The two facilities will become the University's - and the NCAA's - first projects certified as meeting the Leadership in Energy and Environmental Design (LEED) standards for "green" buildings. LEED designation is a process certifying that a construction project meets a wide variety of environmentally-friendly criteria.
Richard Miller, the University's director of environmental policy, says there are more than three dozen components in the construction of the complex that promote environmental sustainability, from site selection to building design and selection of materials, energy and water conservation, and indoor environmental quality.
He says the University will earn creativity points from LEED by using 7,000-cubic-feet of peat excavated from the site to help restore and create wetlands that will be affected by the cleanup and construction activity at the former UConn landfill.

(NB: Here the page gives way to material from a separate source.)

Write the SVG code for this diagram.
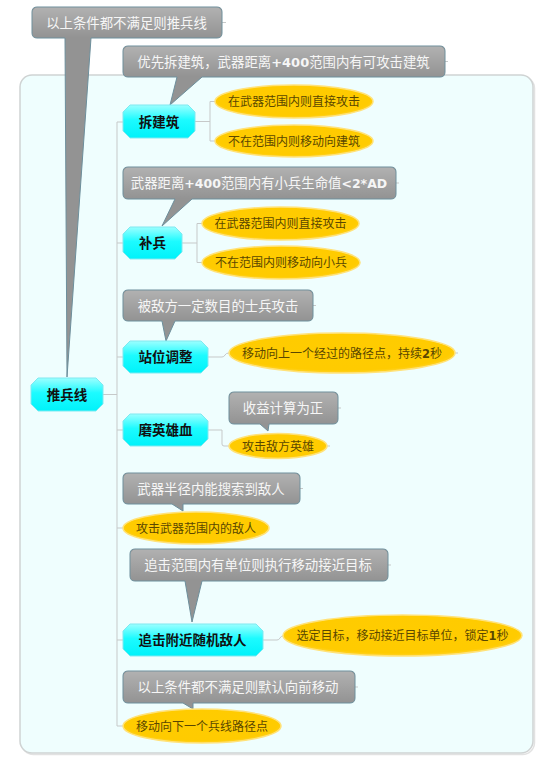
<svg xmlns="http://www.w3.org/2000/svg" width="558" height="766" viewBox="0 0 558 766">
<defs>
<linearGradient id="gHi" x1="0" y1="0" x2="0" y2="1">
<stop offset="0" stop-color="#ffffff" stop-opacity="0.28"/>
<stop offset="1" stop-color="#ffffff" stop-opacity="0"/>
</linearGradient>
<linearGradient id="gNode" x1="0" y1="0" x2="0" y2="1">
<stop offset="0" stop-color="#9cffff"/>
<stop offset="0.45" stop-color="#1cfbff"/>
<stop offset="1" stop-color="#00f2fa"/>
</linearGradient>
<radialGradient id="gEll" cx="0.5" cy="0.45" r="0.6">
<stop offset="0" stop-color="#ffcc00"/>
<stop offset="0.8" stop-color="#ffcb00"/>
<stop offset="1" stop-color="#ffd84a"/>
</radialGradient>
</defs>
<style>
.bg{fill:#effefe;stroke:#cfd3d3;stroke-width:1.5}
.bgs{fill:none;stroke:#e2e2e2;stroke-width:1.5}
.co{fill:#939393;stroke:#6d8f9c;stroke-width:1}
.hi{fill:url(#gHi)}
.ct{font-family:'Noto Sans CJK SC',sans-serif;font-size:13.4px;fill:#f6f6f6;text-anchor:middle}
.node{fill:url(#gNode);stroke:#7ee9f0;stroke-width:1}
.nt{font-family:'Noto Sans CJK SC',sans-serif;font-size:13.5px;font-weight:bold;fill:#111;text-anchor:middle}
.ell{fill:url(#gEll);stroke:#ffe27a;stroke-width:1.5}
.et{font-family:'Noto Sans CJK SC',sans-serif;font-size:12px;fill:#5a4700;text-anchor:middle}
.lat{font-family:'DejaVu Sans',sans-serif;font-weight:bold}
.ln{fill:none;stroke:#c6c9c9;stroke-width:1}
</style>

<rect class="bgs" x="21.5" y="76.5" width="513" height="678" rx="12"/>
<rect class="bg" x="20" y="75" width="513" height="678" rx="12"/>

<g id="connectors">
<path class="ln" d="M103,394.5 H117 M117,122 V726 M117,122 H123 M117,243 H123 M117,357 H123 M117,430 H123 M117,528 H123 M117,640 H123 M117,726 H123"/>
<path class="ln" d="M195,121.5 H210 M210,101.5 V141 M210,101.5 H215 M210,141 H215"/>
<path class="ln" d="M182,243 H197 M197,223.5 V262.5 M197,223.5 H202 M197,262.5 H202"/>
<path class="ln" d="M208,357 H222 Q224,357 225,355 Q226,353 229,353"/>
<path class="ln" d="M208,430 H222 V444 Q222,446 224,446 H229"/>
<path class="ln" d="M263,640 H277 Q279,640 280,638 Q281,636 283,636"/>
<path class="ln" d="M222,22.5 H226 M445,61.5 H448 M396,183 H399 M313,305.5 H316 M338,408 H341 M300,488.5 H303 M388,565 H391 M355,687 H358 M455,353 H458 M327,446 H330"/>
</g>

<g id="callout-top">
<path class="co" d="M37,7 H217 Q222,7 222,12 V33 Q222,38 217,38 H91 L67,377 L65,38 H37 Q32,38 32,33 V12 Q32,7 37,7 Z"/>
<rect class="hi" x="32.5" y="7.5" width="189" height="30" rx="5"/>
<text class="ct" x="126.5" y="27.6">以上条件都不满足则推兵线</text>
</g>

<g id="callout-chai">
<path class="co" d="M128,46 H440 Q445,46 445,51 V72 Q445,77 440,77 H202 L170,105 L177,77 H128 Q123,77 123,72 V51 Q123,46 128,46 Z"/>
<rect class="hi" x="123.5" y="46.5" width="321" height="30" rx="5"/>
<text class="ct" x="283.5" y="66.6">优先拆建筑，武器距离<tspan class="lat" font-size="13">+400</tspan>范围内有可攻击建筑</text>
</g>

<g id="callout-bu">
<path class="co" d="M128,167 H391 Q396,167 396,172 V194 Q396,199 391,199 H192 L162,226 L175,199 H128 Q123,199 123,194 V172 Q123,167 128,167 Z"/>
<rect class="hi" x="123.5" y="167.5" width="272" height="31" rx="5"/>
<text class="ct" x="259" y="188.1">武器距离<tspan class="lat" font-size="12.5">+400</tspan>范围内有小兵生命值<tspan class="lat" font-size="12.5">&lt;2*AD</tspan></text>
</g>

<g id="callout-zhan">
<path class="co" d="M128,290 H308 Q313,290 313,295 V316 Q313,321 308,321 H175 L166,341 L162,321 H128 Q123,321 123,316 V295 Q123,290 128,290 Z"/>
<rect class="hi" x="123.5" y="290.5" width="189" height="30" rx="5"/>
<text class="ct" x="218" y="310.6">被敌方一定数目的士兵攻击</text>
</g>

<g id="callout-mo">
<path class="co" d="M234,392 H333 Q338,392 338,397 V419 Q338,424 333,424 H269 L268,431 L260,424 H234 Q229,424 229,419 V397 Q229,392 234,392 Z"/>
<rect class="hi" x="229.5" y="392.5" width="108" height="31" rx="5"/>
<text class="ct" x="283" y="413.1">收益计算为正</text>
</g>

<g id="callout-search">
<path class="co" d="M128,473 H295 Q300,473 300,478 V499 Q300,504 295,504 H183 L183,511 L172,504 H128 Q123,504 123,499 V478 Q123,473 128,473 Z"/>
<rect class="hi" x="123.5" y="473.5" width="176" height="30" rx="5"/>
<text class="ct" x="211" y="493.6">武器半径内能搜索到敌人</text>
</g>

<g id="callout-chase">
<path class="co" d="M135,549 H383 Q388,549 388,554 V576 Q388,581 383,581 H202 L192,622 L185,581 H135 Q130,581 130,576 V554 Q130,549 135,549 Z"/>
<rect class="hi" x="130.5" y="549.5" width="257" height="31" rx="5"/>
<text class="ct" x="258" y="570.1">追击范围内有单位则执行移动接近目标</text>
</g>

<g id="callout-default">
<path class="co" d="M128,671 H350 Q355,671 355,676 V698 Q355,703 350,703 H193 L193,709 L183,703 H128 Q123,703 123,698 V676 Q123,671 128,671 Z"/>
<rect class="hi" x="123.5" y="671.5" width="231" height="31" rx="5"/>
<text class="ct" x="238" y="692.1">以上条件都不满足则默认向前移动</text>
</g>

<g id="node-tuibingxian">
<polygon class="node" points="38,378 96,378 103,385 103,404 96,411 38,411 31,404 31,385"/>
<text class="nt" x="67" y="399.6">推兵线</text>
</g>

<g id="node-chai">
<polygon class="node" points="130,105 188,105 195,112 195,131 188,138 130,138 123,131 123,112"/>
<text class="nt" x="159" y="126.6">拆建筑</text>
</g>
<g id="e1">
<ellipse class="ell" cx="294" cy="101.5" rx="79" ry="16.5"/>
<text class="et" x="294" y="106.1">在武器范围内则直接攻击</text>
</g>
<g id="e2">
<ellipse class="ell" cx="294" cy="141" rx="79" ry="16"/>
<text class="et" x="294" y="145.6">不在范围内则移动向建筑</text>
</g>

<g id="node-bu">
<polygon class="node" points="130,227 175,227 182,234 182,252 175,259 130,259 123,252 123,234"/>
<text class="nt" x="152.5" y="248.1">补兵</text>
</g>
<g id="e3">
<ellipse class="ell" cx="280.5" cy="223.5" rx="78.5" ry="16.5"/>
<text class="et" x="280.5" y="228.1">在武器范围内则直接攻击</text>
</g>
<g id="e4">
<ellipse class="ell" cx="281" cy="262.5" rx="79" ry="16.5"/>
<text class="et" x="281" y="267.1">不在范围内则移动向小兵</text>
</g>

<g id="node-zhan">
<polygon class="node" points="130,341 201,341 208,348 208,366 201,373 130,373 123,366 123,348"/>
<text class="nt" x="165.5" y="362.1">站位调整</text>
</g>
<g id="e5">
<ellipse class="ell" cx="342" cy="353" rx="113" ry="20"/>
<text class="et" x="342" y="357.6">移动向上一个经过的路径点，持续<tspan class="lat" font-size="11.5">2</tspan>秒</text>
</g>

<g id="node-mo">
<polygon class="node" points="130,414 201,414 208,421 208,439 201,446 130,446 123,439 123,421"/>
<text class="nt" x="165.5" y="435.1">磨英雄血</text>
</g>
<g id="e6">
<ellipse class="ell" cx="278" cy="446" rx="49" ry="12.5"/>
<text class="et" x="278" y="450.6">攻击敌方英雄</text>
</g>

<g id="e7">
<ellipse class="ell" cx="196" cy="528" rx="73" ry="16"/>
<text class="et" x="196" y="532.6">攻击武器范围内的敌人</text>
</g>

<g id="node-chase">
<polygon class="node" points="130,624 256,624 263,631 263,649 256,656 130,656 123,649 123,631"/>
<text class="nt" x="192.5" y="645.1">追击附近随机敌人</text>
</g>
<g id="e8">
<ellipse class="ell" cx="402.5" cy="635.5" rx="119.5" ry="20.5"/>
<text class="et" x="402.5" y="640.1">选定目标，移动接近目标单位，锁定<tspan class="lat" font-size="11.5">1</tspan>秒</text>
</g>

<g id="e9">
<ellipse class="ell" cx="202" cy="726" rx="79" ry="17"/>
<text class="et" x="202" y="730.6">移动向下一个兵线路径点</text>
</g>
</svg>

The landfill is currently being capped.
Recycled steel was used in constructing the athletic facility, and the synthetic turf for the indoor field is comprised of various recycled materials, including rubber from shredded tires and sneakers.
Ninety percent of regularly occupied spaces in the complex offer natural daylight and external views, reducing energy costs by enabling passive solar heating in the winter, and providing a more conducive environment for those who use the building.
Permeable pavement, as an alternative to concrete or asphalt, and "bio-retention" swales around the facility will help cleanse storm water and reduce runoff that might otherwise cause sedimentation, erosion, and localized flooding downstream of the site.
"You can really appreciate the difference in the two buildings," says senior offensive lineman Matt Applebaum.
"I'm really excited to have such a beautiful home for my final year at UConn.
"Coming into something like this every morning really makes you proud to be a part of this program," he adds.
"I know it will help UConn football continue to grow in the future."